Album of the Week: Gas – Rausch

Gas Rausch review

Wolfgang Voigt, architect of the six albums and two EPs constituting the electronic ambient oeuvre of Gas, once described his work as “bringing the German forest to the disco” (forgive my Google Translate-necessitated paraphrase). On albums like Konigsforst and the deservedly adored Pop, the woods are a place of relative tranquility, created by synths and samples manipulated and stretched into a droning yet beautiful infinity. That is not the case here on Rausch, Voigt’s follow-up to last year’s Narkopop, which was his first Gas album in 17 years. Within the labyrinth of the newest Gas LP, the forest is dark and deep. The foliage is poison; the branches snake out like tentacles to strangle prey before it is devoured. Rausch is a nightmare, and it may also be the best album released under the Gas moniker.

Determining the emotions buried within electronic music can be something of a fool’s errand. This in theory applies double to a project like Gas, which not only eschews vocals but also largely does away with melody and notation in the traditional senses. Rausch is not without lyrics, technically, but the jumble of poetry included in the liner notes—”the wine we drink through the eyes” and “Death has seven cats” are some notable phrases—obscures rather than explains. That said, one doesn’t need a graduate degree in literature to understand the tones of uncertainty and sometimes outright horror that are obvious from the record’s beginning.

The drumless foreboding of “Rausch 1,” its orchestral samples shapeshifted to sound like tune-ups in hell, lets you know exactly what the fuck you’re getting into, and the title alone (“frenzy” in English) tells plenty even before that. Waves of static surround bits of horns and woodwinds extracted from Wagner’s fearsome fascistic fantasies, Stravinsky’s anarchic short pieces like “Fireworks,” Bela Bartok’s more nightmarish work and nods to legendary atonalists like Arnold Schoenberg and Gyorgy Ligeti, with slight hints of symphonic percussion in the back, usually sheetlike cymbal crashes and the occasional drumroll on a reverb-buried, high-tuned snare.

There’s no sign of a 4/4 drum—usually the signature underpinning that keeps Gas’s music in line with its deep house origins—until about two minutes through “Rausch 2.” And even that isn’t the clublike pulse of previous Gas records but rather a buried, skeletal foundation amid textured notes that seem to reach higher and higher, ascending to new levels of fear, overwhelming fear, screaming in the back of the mind.

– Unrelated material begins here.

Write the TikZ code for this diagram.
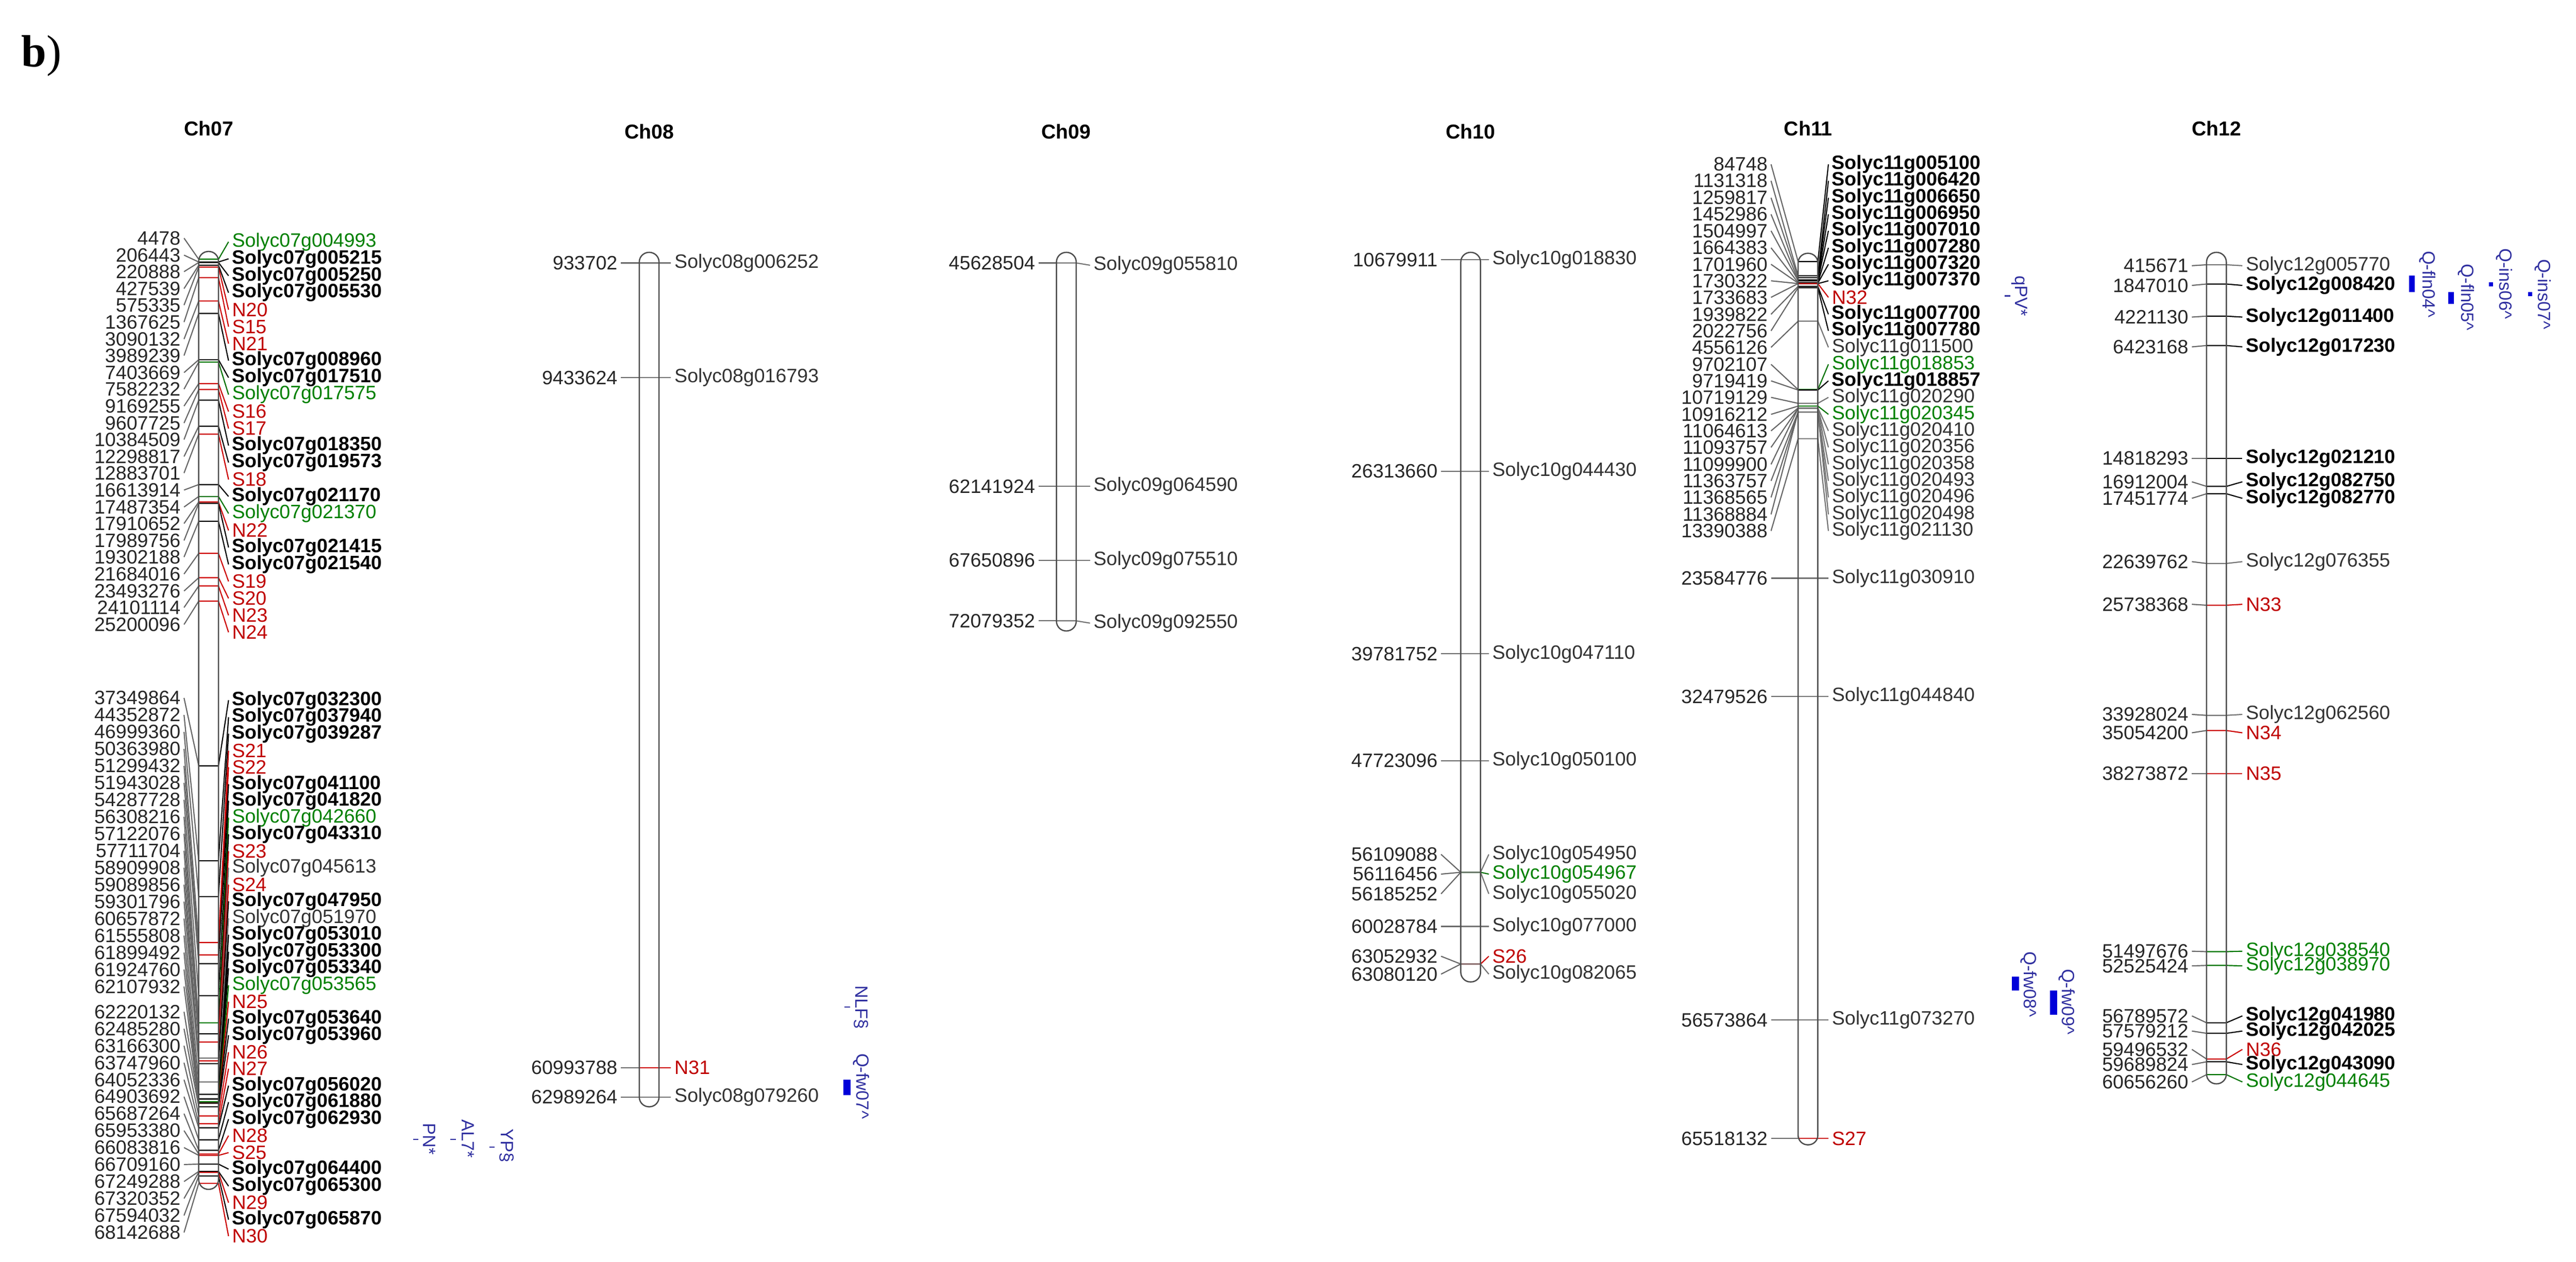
\documentclass[tikz,border=0pt]{standalone}
\usepackage{fontspec}
\setmainfont{Liberation Sans}
\newfontfamily\serifb{Liberation Serif}
\colorlet{lbk}{black}
\colorlet{lgy}{black!55}
\colorlet{lgr}{green!45!black}
\colorlet{lrd}{red!80!black}
\definecolor{qblue}{HTML}{3030A0}
\tikzset{
  gbk/.style={font=\fontsize{12}{12}\selectfont\bfseries, text=black},
  ggy/.style={font=\fontsize{12}{12}\selectfont, text=black!80},
  ggr/.style={font=\fontsize{12}{12}\selectfont, text=green!50!black},
  grd/.style={font=\fontsize{12}{12}\selectfont, text=red!75!black},
  gstyle/.style={g#1}, lstyle/.style={draw=l#1},
  numlab/.style={font=\fontsize{12}{12}\selectfont, text=black!85, inner sep=2pt},
  conn/.style={line width=0.7pt},
  chrbar/.style={draw=black!70, line width=0.8pt, rounded corners=0.21cm},
  title/.style={font=\fontsize{12.5}{12}\selectfont\bfseries},
  qlab/.style={font=\fontsize{11}{11}\selectfont, text=qblue, rotate=-90, anchor=west, inner sep=0pt},
  qbar/.style={fill=blue!85!black, draw=none}
}
\newcommand\chrLeft[4]{%
  \foreach \yl/\ym/\t [count=\i] in {#4} {
    \node[numlab, anchor=east] (#1L\i) at (#2,\yl) {\t};
    \draw[conn, draw=black!60] (#1L\i.east) -- (#3,\ym);
  }}
\newcommand\chrRight[5]{%
  \foreach \yr/\ym/\t/\s [count=\i] in {#5} {
    \node[gstyle/.expand once=\s, anchor=west, inner sep=2pt] (#1R\i) at (#2,\yr) {\t};
    \draw[conn, lstyle/.expand once=\s] (#3,\ym) -- (#4,\ym) -- (#1R\i.west);
  }}
\begin{document}
\begin{tikzpicture}[x=0.01cm, y=-0.01cm]
\useasboundingbox (0,0) rectangle (5613,2750);
\node[font=\fontsize{28}{28}\selectfont\serifb, anchor=west, inner sep=0pt] (lab) at (46,122) {\textbf{b})};
% titles
\node[title] (t7) at (455,280) {Ch07};
\node[title] (t8) at (1415,287) {Ch08};
\node[title] (t9) at (2323,287) {Ch09};
\node[title] (t10) at (3204,287) {Ch10};
\node[title] (t11) at (3940,280) {Ch11};
\node[title] (t12) at (4830,280) {Ch12};
% ---------------- Ch07
\chrLeft{7a}{401}{433}{519/565/4478,556/571/206443,592/572/220888,629/578/427539,665/582/575335,702/605/1367625,739/656/3090132,775/683/3989239,812/784/7403669,848/789/7582232,885/836/9169255,922/849/9607725,958/872/10384509,995/929/12298817,1031/946/12883701,1068/1056/16613914,1105/1082/17487354,1141/1094/17910652,1178/1097/17989756,1214/1136/19302188,1251/1206/21684016,1288/1259/23493276,1324/1277/24101114,1361/1310/25200096}
\chrRight{7a}{498}{433}{476}{527/565/Solyc07g004993/gr,564/571/Solyc07g005215/bk,601/572/Solyc07g005250/bk,638/578/Solyc07g005530/bk,675/582/N20/rd,712/605/S15/rd,749/656/N21/rd,786/683/Solyc07g008960/bk,823/784/Solyc07g017510/bk,860/789/Solyc07g017575/gr,897/836/S16/rd,934/849/S17/rd,971/872/Solyc07g018350/bk,1008/929/Solyc07g019573/bk,1045/946/S18/rd,1082/1056/Solyc07g021170/bk,1119/1082/Solyc07g021370/gr,1156/1094/N22/rd,1193/1097/Solyc07g021415/bk,1230/1136/Solyc07g021540/bk,1267/1206/S19/rd,1304/1259/S20/rd,1341/1277/N23/rd,1378/1310/N24/rd}
\chrLeft{7b}{401}{433}{1521/1669/37349864,1558/1876/44352872,1595/1954/46999360,1632/2054/50363980,1669/2081/51299432,1706/2100/51943028,1743/2170/54287728,1780/2229/56308216,1817/2253/57122076,1854/2271/57711704,1891/2306/58909908,1928/2312/59089856,1965/2318/59301796,2002/2358/60657872,2039/2385/61555808,2076/2395/61899492,2113/2395/61924760,2150/2401/62107932,2205/2404/62220132,2242/2412/62485280,2279/2432/63166300,2316/2449/63747960,2353/2458/64052336,2390/2484/64903692,2427/2507/65687264,2464/2515/65953380,2501/2518/66083816,2538/2537/66709160,2575/2553/67249288,2612/2555/67320352,2649/2563/67594032,2686/2579/68142688}
\chrRight{7b}{498}{433}{476}{1526/1669/Solyc07g032300/bk,1563/1876/Solyc07g037940/bk,1599/1954/Solyc07g039287/bk,1636/2054/S21/rd,1672/2081/S22/rd,1709/2100/Solyc07g041100/bk,1745/2170/Solyc07g041820/bk,1782/2229/Solyc07g042660/gr,1818/2253/Solyc07g043310/bk,1855/2271/S23/rd,1891/2306/Solyc07g045613/gy,1928/2312/S24/rd,1964/2318/Solyc07g047950/bk,2001/2358/Solyc07g051970/gy,2037/2385/Solyc07g053010/bk,2074/2395/Solyc07g053300/bk,2110/2395/Solyc07g053340/bk,2147/2401/Solyc07g053565/gr,2183/2404/N25/rd,2220/2404/Solyc07g053640/bk,2256/2412/Solyc07g053960/bk,2293/2432/N26/rd,2329/2449/N27/rd,2366/2458/Solyc07g056020/bk,2402/2484/Solyc07g061880/bk,2439/2507/Solyc07g062930/bk,2475/2515/N28/rd,2512/2518/S25/rd,2548/2537/Solyc07g064400/bk,2585/2553/Solyc07g065300/bk,2621/2555/N29/rd,2658/2563/Solyc07g065870/bk,2694/2579/N30/rd}
\draw[chrbar] (433,548) rectangle (476,2592);
% QTL Ch07
\node[qlab] (pn) at (936,2447) {PN*};
\node[qlab] (al7) at (1020,2439) {AL7*};
\node[qlab] (yp) at (1104,2459) {YP§};
\draw[qblue, line width=0.7pt] (900,2483) -- (912,2483) (981,2483) -- (993,2483) (1066,2500) -- (1078,2500);
% ---------------- Ch08
\chrLeft{8}{1353}{1393}{573/573/933702,823/823/9433624,2327/2327/60993788,2391/2391/62989264}
\chrRight{8}{1462}{1393}{1436}{573/573/Solyc08g006252/gy,823/823/Solyc08g016793/gy,2327/2327/N31/rd,2391/2391/Solyc08g079260/gy}
\draw[chrbar] (1393,550) rectangle (1436,2412);
\node[qlab] (nlf) at (1877,2147) {NLF§};
\draw[qblue, line width=0.7pt] (1840,2195) -- (1852,2195);
\node[qlab] (qfw7) at (1877,2295) {Q-fw07\^{}};
\fill[qbar] (1838,2353) rectangle (1853,2387);
% ---------------- Ch09
\chrLeft{9}{2263}{2302}{573/573/45628504,1060/1060/62141924,1221/1221/67650896,1353/1353/72079352}
\chrRight{9}{2375}{2302}{2345}{578/573/Solyc09g055810/gy,1060/1060/Solyc09g064590/gy,1221/1221/Solyc09g075510/gy,1358/1353/Solyc09g092550/gy}
\draw[chrbar] (2302,550) rectangle (2345,1375);
% ---------------- Ch10
\chrLeft{10}{3140}{3183}{566/566/10679911,1027/1027/26313660,1425/1425/39781752,1658/1658/47723096,1862/1901/56109088,1905/1901/56116456,1948/1901/56185252,2019/2019/60028784,2084/2101/63052932,2123/2101/63080120}
\chrRight{10}{3244}{3183}{3226}{566/566/Solyc10g018830/gy,1027/1027/Solyc10g044430/gy,1425/1425/Solyc10g047110/gy,1658/1658/Solyc10g050100/gy,1862/1901/Solyc10g054950/gy,1905/1901/Solyc10g054967/gr,1948/1901/Solyc10g055020/gy,2019/2019/Solyc10g077000/gy,2084/2101/S26/rd,2123/2101/Solyc10g082065/gy}
\draw[chrbar] (3183,550) rectangle (3226,2140);
% ---------------- Ch11
\chrLeft{11}{3859}{3918}{358/570/84748,394/601/1131318,431/605/1259817,467/610/1452986,503/612/1504997,540/616/1664383,576/617/1701960,612/618/1730322,648/618/1733683,685/624/1939822,721/627/2022756,757/700/4556126,794/849/9702107,830/850/9719419,866/879/10719129,903/885/10916212,939/889/11064613,975/890/11093757,1012/890/11099900,1048/898/11363757,1084/898/11368565,1121/898/11368884,1157/956/13390388,1260/1260/23584776,1518/1518/32479526,2223/2223/56573864,2481/2481/65518132}
\chrRight{11}{3984}{3918}{3961}{358/570/Solyc11g005100/bk,394/601/Solyc11g006420/bk,431/605/Solyc11g006650/bk,467/610/Solyc11g006950/bk,503/612/Solyc11g007010/bk,540/616/Solyc11g007280/bk,576/617/Solyc11g007320/bk,612/618/Solyc11g007370/bk,648/618/N32/rd,685/624/Solyc11g007700/bk,721/627/Solyc11g007780/bk,757/700/Solyc11g011500/gy,794/849/Solyc11g018853/gr,830/850/Solyc11g018857/bk,866/879/Solyc11g020290/gy,903/885/Solyc11g020345/gr,939/889/Solyc11g020410/gy,975/890/Solyc11g020356/gy,1012/890/Solyc11g020358/gy,1048/898/Solyc11g020493/gy,1084/898/Solyc11g020496/gy,1121/898/Solyc11g020498/gy,1157/956/Solyc11g021130/gy,1260/1260/Solyc11g030910/gy,1518/1518/Solyc11g044840/gy,2223/2223/Solyc11g073270/gy,2481/2481/S27/rd}
\draw[chrbar] (3918,552) rectangle (3961,2495);
\node[qlab] (qpv) at (4400,600) {qPV*};
\draw[qblue, line width=0.7pt] (4368,645) -- (4380,645);
\node[qlab] (qfw8) at (4420,2073) {Q-fw08\^{}};
\fill[qbar] (4384,2128) rectangle (4399,2159);
\node[qlab] (qfw9) at (4503,2111) {Q-fw09\^{}};
\fill[qbar] (4467,2159) rectangle (4482,2212);
% ---------------- Ch12
\chrLeft{12}{4776}{4808}{579/577/415671,622/619/1847010,691/689/4221130,756/753/6423168,999/999/14818293,1050/1060/16912004,1086/1076/17451774,1224/1228/22639762,1317/1319/25738368,1557/1559/33928024,1597/1592/35054200,1686/1686/38273872,2073/2074/51497676,2105/2104/52525424,2214/2229/56789572,2247/2252/57579212,2287/2308/59496532,2320/2314/59689824,2358/2342/60656260}
\chrRight{12}{4886}{4808}{4851}{579/577/Solyc12g005770/gy,622/619/Solyc12g008420/bk,691/689/Solyc12g011400/bk,756/753/Solyc12g017230/bk,999/999/Solyc12g021210/bk,1050/1060/Solyc12g082750/bk,1086/1076/Solyc12g082770/bk,1224/1228/Solyc12g076355/gy,1317/1319/N33/rd,1557/1559/Solyc12g062560/gy,1597/1592/N34/rd,1686/1686/N35/rd,2073/2074/Solyc12g038540/gr,2105/2104/Solyc12g038970/gr,2214/2229/Solyc12g041980/bk,2247/2252/Solyc12g042025/bk,2287/2308/N36/rd,2320/2314/Solyc12g043090/bk,2358/2342/Solyc12g044645/gr}
\draw[chrbar] (4808,550) rectangle (4851,2362);
\node[qlab] (fln4) at (5289,546) {Q-fln04\^{}};
\fill[qbar] (5249,601) rectangle (5262,637);
\node[qlab] (fln5) at (5373,575) {Q-fln05\^{}};
\fill[qbar] (5334,637) rectangle (5347,662);
\node[qlab] (ins6) at (5457,541) {Q-ins06\^{}};
\fill[qbar] (5423,615) rectangle (5432,624);
\node[qlab] (ins7) at (5541,564) {Q-ins07\^{}};
\fill[qbar] (5508,637) rectangle (5517,646);
\end{tikzpicture}
\end{document}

Voigt told Rolling Stone that the album emerged from “ignoring or avoiding proper perfect sound … and it still hurts my ears.” That’s an understandable characterization on his part. Even when the sonic palette broadens somewhat on “Rausch 3,” “Rausch 5” and “Rausch 6” to admit some bright synthesizer melodies and a few flickers of acoustic guitar, that fear won’t shake itself loose from your ears. One begins to feel more and more lost in this forest Voigt has created, and maybe even start to wonder if there’s any return from it, and if so, what that would be like. It’s not an oppressive feeling, after all, this Rausch. [Note: Throughout the press materials, Voigt insists Rausch is meant to be listened to as one piece, and although the streaming-service versions don’t contain the single-track version, most releases of the album from the Kompakt Records site do. That said, there’s still plenty of value to be gleaned from individual components of Rausch, but that is not the author’s intent, and it seemed worth noting.]

We find ourselves in a curious place in this year of our lord 2018, the individual aspects of which I don’t think I need to break down because we’ve all been talking about them constantly. I don’t think one needs to have confirmation from Voigt regarding the album’s meaning to understand that the current state of German and European society is rife with uncertainty, and those feelings of apprehension definitely found their way into the finished LP. Gas’ Rausch is a dark and affecting experience, but it is definitely one worth indulging in multiple times. Quite simply, it is one of the best albums of the year.